Still, Democrats appear to have an advantage on the airwaves: As of Friday, they’ve committed to $100 million more in ad spending than Republicans on all races from Labor Day until the election. Democrats have booked nearly $650 million in TV and digital ads, and Republicans have more than $535 million reserved, according to AdImpact, an advertising tracking firm.
Democrats expect the races to tighten, due to a mix of GOP spending and political gravity — but they remain optimistic they can hold the Senate.
“There’s no amount of spending that can erase the fundamental weakness of the Republicans’ roster of Senate candidates,” said David Bergstein, a spokesperson for Democrats’ Senate campaign arm. “We know that each of our battleground races is going to be very, very close. And we’re continuing to take nothing for granted.”

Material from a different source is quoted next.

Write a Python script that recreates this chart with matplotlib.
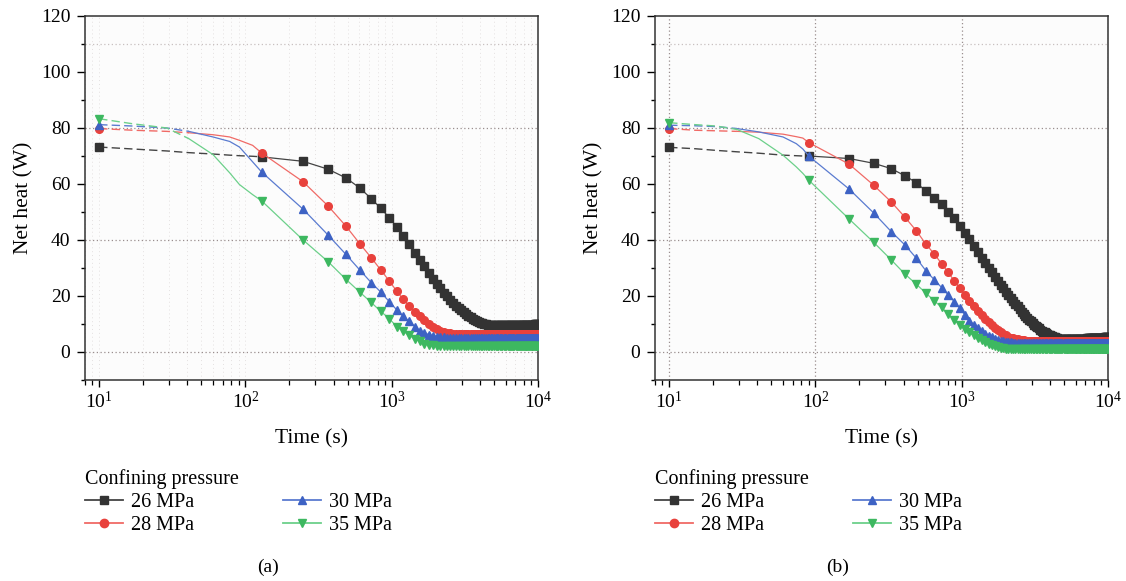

Trump in particular remains of high concern to many Republicans working on Senate races this fall. The former president’s support for 2020 election deniers in key races, the Jan. 6 hearings and the FBI search that turned up highly classified documents at his Mar-a-Lago resort will position him squarely in the political narrative this fall.
Leading party strategists prefer to make the midterm elections a referendum on Biden and worry that Trump’s re-emergence may be playing into the hands of Democrats’ attempts to frame it as a choice between them and extreme “MAGA” Republicans. After the FBI search, Biden’s approval rating rose to its highest level in a year, according to a Gallup poll, driven mostly by a 9-point jump in one month among independents. Biden himself reinforced that binary Thursday night in a prime time address to the nation.
“Anytime Trump is back in the news, it’s unhelpful,” said a GOP strategist who was granted anonymity to speak freely without fear of the former president’s retribution. “Republicans have to keep the focus on Biden. When Trump resurrects himself in the news, it motivates — at least at some level — the Democratic base.”